— Pai, canta Belchior!
Fiquei olhando com admiração para o meu irmão. Não pelo fato da minha sobrinha de dois anos e meio ter pedido para ele cantar “Princesa do Meu Lugar”, mas porque, ao presenciar aquela cena entre pai e filha, fui levada de volta à minha infância. Aos domingos, nossa família se reunia para o almoço, com o aparelho de som tocando as nossas músicas.
Foi dentro de casa que aprendi a gostar de Beatles, Led Zeppelin, Simon and Garfunkel e Raul Seixas. Se escuto Roberto Carlos, lembro de minha mãe e suas histórias da juventude. Se ouço David Gilmour, relembro meu pai tocando sua guitarra imaginaria.

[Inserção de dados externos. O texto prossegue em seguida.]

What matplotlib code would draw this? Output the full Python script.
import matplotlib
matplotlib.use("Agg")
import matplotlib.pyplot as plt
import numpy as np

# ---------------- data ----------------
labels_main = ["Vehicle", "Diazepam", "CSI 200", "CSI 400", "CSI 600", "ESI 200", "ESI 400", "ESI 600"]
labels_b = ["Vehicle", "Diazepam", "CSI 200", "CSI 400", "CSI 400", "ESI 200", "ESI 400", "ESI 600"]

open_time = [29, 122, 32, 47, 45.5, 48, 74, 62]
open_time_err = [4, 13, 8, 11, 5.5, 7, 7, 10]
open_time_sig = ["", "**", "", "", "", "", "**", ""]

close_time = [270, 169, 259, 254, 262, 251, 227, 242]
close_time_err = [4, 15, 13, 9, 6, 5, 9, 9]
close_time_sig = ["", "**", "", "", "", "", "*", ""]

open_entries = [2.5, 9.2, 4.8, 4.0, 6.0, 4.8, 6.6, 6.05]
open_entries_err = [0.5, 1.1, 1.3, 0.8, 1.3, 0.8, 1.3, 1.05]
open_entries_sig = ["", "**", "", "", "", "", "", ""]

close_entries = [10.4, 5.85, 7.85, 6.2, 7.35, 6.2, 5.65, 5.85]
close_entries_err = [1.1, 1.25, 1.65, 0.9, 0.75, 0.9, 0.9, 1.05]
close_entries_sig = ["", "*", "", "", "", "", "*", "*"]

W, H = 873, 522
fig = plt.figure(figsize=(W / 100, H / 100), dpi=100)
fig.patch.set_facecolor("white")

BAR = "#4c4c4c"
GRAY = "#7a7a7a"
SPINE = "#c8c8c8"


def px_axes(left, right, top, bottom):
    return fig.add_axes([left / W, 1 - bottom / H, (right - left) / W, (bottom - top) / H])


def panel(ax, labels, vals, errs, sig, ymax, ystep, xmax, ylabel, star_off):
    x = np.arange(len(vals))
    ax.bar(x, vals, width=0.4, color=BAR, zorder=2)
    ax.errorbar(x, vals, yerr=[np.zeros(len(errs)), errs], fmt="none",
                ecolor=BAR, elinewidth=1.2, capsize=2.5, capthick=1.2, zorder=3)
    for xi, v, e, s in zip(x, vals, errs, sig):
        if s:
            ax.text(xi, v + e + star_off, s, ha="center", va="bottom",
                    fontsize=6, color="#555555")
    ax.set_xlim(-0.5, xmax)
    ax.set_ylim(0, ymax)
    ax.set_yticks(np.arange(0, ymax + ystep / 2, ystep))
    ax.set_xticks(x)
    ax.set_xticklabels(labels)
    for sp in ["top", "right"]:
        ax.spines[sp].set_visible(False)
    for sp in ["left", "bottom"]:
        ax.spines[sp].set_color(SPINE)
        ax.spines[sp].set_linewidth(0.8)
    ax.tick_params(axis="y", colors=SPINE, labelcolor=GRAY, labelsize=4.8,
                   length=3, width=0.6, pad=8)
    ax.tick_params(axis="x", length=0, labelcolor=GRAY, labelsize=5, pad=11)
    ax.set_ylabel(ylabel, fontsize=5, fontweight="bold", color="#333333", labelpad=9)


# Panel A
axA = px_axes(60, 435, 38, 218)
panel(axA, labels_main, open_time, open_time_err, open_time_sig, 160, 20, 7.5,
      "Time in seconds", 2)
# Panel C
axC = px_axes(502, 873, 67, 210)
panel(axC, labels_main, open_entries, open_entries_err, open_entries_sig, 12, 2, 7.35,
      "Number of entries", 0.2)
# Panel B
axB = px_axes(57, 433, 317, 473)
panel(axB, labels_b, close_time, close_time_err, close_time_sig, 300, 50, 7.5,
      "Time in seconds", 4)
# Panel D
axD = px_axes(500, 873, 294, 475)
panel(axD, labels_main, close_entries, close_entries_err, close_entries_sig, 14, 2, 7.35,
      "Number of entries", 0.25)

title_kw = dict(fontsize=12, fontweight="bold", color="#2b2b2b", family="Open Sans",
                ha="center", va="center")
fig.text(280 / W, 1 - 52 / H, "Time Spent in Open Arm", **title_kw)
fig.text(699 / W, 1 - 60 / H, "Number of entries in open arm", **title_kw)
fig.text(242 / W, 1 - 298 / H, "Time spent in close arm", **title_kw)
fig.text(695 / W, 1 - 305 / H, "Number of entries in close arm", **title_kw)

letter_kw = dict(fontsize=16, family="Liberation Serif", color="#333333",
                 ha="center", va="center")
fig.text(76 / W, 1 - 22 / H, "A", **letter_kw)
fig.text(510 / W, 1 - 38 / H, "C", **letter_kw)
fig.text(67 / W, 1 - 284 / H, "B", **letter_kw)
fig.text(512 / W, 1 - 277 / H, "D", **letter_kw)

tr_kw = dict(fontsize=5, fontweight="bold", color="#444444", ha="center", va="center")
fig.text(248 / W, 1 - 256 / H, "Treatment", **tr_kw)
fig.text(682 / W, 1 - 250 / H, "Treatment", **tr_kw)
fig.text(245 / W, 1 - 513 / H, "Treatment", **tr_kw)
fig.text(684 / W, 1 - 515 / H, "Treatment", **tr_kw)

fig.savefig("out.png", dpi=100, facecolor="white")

Quando eu tinha 13 anos, meus pais me levaram a um show do Toquinho. Minha emoção foi tão grande que até me lembro de tudo daquela noite: a roupa que vesti, o lugar onde sentei na plateia, o músico e seu violão e as lágrimas furtivas naqueles olhos de menina.
Depois que vovô faleceu, meu pai herdou grande parte dos seus vinis de música clássica. Outro dia, o vi sentado ao lado da vitrola, contemplando uma sinfonia de Beethoven. Tive a sensação de que papai, em seu silêncio, estava, por meio das notas musicais, conversando com meu avô.

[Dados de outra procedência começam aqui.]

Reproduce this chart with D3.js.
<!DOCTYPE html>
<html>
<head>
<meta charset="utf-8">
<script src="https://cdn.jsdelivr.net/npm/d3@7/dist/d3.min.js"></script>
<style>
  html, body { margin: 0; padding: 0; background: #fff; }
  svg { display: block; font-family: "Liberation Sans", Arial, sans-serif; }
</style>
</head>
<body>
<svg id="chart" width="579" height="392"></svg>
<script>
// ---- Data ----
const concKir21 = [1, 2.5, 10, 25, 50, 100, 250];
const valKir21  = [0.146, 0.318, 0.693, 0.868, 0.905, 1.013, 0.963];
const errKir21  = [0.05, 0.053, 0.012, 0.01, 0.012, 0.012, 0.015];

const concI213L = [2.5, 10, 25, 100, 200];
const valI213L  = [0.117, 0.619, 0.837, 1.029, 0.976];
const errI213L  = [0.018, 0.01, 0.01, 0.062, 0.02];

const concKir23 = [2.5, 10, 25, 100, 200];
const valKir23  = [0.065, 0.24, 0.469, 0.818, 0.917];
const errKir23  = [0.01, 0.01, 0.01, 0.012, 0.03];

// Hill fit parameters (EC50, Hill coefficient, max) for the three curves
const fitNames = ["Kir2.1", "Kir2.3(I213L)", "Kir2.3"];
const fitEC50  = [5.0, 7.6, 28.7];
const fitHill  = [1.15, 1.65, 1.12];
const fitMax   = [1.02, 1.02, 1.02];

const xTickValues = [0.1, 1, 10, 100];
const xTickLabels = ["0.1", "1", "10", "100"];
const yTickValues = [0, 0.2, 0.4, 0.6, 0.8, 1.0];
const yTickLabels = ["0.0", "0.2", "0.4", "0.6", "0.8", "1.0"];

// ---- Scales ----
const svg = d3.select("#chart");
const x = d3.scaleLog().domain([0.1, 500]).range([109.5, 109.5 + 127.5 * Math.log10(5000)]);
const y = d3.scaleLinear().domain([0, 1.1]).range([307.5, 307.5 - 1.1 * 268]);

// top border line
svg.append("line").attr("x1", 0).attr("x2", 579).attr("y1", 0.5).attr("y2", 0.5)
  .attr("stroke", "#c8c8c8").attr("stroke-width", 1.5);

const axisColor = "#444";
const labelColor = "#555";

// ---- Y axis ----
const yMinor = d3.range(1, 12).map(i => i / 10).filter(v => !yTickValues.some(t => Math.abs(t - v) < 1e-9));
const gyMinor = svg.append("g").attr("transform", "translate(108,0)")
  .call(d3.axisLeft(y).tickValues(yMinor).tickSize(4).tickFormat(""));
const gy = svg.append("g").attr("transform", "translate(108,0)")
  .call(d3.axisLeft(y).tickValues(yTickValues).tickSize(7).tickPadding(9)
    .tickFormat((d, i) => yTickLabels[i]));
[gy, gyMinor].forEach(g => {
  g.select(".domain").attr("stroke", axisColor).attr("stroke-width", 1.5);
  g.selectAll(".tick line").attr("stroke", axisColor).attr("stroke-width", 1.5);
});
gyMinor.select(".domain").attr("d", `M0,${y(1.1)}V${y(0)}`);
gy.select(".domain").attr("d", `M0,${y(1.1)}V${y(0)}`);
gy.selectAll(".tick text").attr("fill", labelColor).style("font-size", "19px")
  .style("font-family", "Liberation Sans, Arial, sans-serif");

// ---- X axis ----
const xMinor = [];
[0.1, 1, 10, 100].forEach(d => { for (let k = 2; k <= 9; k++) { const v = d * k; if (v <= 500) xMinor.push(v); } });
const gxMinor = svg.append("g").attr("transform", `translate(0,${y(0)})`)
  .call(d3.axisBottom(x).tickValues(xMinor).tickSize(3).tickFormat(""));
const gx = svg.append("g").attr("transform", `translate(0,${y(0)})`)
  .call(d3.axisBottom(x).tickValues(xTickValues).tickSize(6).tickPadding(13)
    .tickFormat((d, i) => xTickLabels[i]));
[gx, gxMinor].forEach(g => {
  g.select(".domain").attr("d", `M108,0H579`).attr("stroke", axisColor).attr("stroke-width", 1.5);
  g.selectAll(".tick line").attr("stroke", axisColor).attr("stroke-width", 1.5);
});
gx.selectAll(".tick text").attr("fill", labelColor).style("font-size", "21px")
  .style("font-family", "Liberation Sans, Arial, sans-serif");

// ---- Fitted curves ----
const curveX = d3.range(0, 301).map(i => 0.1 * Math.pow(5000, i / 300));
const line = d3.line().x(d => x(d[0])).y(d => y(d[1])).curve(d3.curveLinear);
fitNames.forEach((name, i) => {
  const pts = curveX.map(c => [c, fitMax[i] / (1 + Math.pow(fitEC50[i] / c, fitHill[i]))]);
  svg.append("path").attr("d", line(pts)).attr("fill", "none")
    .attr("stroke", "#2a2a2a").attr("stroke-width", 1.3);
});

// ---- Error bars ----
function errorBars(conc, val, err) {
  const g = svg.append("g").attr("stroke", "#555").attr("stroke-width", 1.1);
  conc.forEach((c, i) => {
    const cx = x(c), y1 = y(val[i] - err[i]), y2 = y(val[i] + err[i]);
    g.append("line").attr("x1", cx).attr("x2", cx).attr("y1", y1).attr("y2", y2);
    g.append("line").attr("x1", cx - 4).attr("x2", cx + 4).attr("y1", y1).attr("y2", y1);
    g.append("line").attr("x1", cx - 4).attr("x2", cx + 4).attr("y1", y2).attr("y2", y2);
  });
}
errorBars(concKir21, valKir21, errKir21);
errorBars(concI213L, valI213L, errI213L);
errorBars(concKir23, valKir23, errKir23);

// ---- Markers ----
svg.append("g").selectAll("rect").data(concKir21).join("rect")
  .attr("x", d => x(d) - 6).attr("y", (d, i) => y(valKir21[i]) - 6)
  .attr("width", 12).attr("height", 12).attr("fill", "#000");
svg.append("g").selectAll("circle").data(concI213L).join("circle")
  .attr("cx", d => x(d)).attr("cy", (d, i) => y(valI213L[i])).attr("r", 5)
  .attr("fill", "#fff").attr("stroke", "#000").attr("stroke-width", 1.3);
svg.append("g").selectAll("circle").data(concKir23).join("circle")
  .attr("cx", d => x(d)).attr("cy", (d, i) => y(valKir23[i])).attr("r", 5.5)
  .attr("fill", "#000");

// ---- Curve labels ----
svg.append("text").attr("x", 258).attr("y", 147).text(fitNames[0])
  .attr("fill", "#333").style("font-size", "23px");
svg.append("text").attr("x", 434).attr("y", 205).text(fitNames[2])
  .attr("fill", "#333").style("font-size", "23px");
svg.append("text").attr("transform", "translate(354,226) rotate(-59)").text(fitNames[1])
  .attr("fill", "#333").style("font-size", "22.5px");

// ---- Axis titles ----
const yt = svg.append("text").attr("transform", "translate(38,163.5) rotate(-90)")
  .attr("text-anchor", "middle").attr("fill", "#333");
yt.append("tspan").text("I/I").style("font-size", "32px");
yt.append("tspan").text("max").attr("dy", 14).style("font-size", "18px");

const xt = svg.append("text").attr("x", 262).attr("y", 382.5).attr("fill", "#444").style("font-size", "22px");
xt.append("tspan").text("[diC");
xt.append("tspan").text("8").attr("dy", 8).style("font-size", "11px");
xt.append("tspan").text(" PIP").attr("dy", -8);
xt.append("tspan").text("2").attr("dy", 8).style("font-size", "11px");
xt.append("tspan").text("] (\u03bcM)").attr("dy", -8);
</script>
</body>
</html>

Comentei esse ocorrido com uma amiga e ela concordou comigo, e me disse que gosta de ouvir Chico Buarque quando sente falta do pai: “é como se papai estivesse falando comigo, e escuto seus conselhos quando ouço as canções que ele mais gostava”. Minha amiga morava em outro país quando o pai morreu em um acidente, e ela sente tristeza até hoje por não ter se despedido dele.
É o ciclo da vida. Como dizem por aí, os filhos não são dos pais, eles são do mundo: chega uma hora que dá vontade de ir embora, vida adentro, mundo afora. Para encontrar a liberdade, saímos da casa da nossa infância, seja para estudar fora ou se casar; sem dificuldade, deixamos nossos pais para trás. É que o novo nos espera! Só pedimos para que mamãe não chore: “se der saudade, lembre-se que a terra é uma ilha e meu amor é um passarinho, pode fugir da sua mão, mas voltará a te visitar”.
Minha sobrinha fica alegre quando meu irmão canta com ela. Assisti sua empolgação quando os dois cantaram o refrão de “Princesa do Meu Lugar” (a pequena é a princesinha do papai). Mas, quando ela for adulta e relembrar esta canção, sentirá novamente a alegria da infância; como o cajueiro que volta a florir quando retornamos às nossas origens.
É que a melodia preenche a distância e a ausência, e isso é quase como dar um beijo na saudade; porque aquelas músicas que ouvíamos juntos nos fazem sentir a presença dos nossos pais outra vez, nem que seja somente por alguns instantes.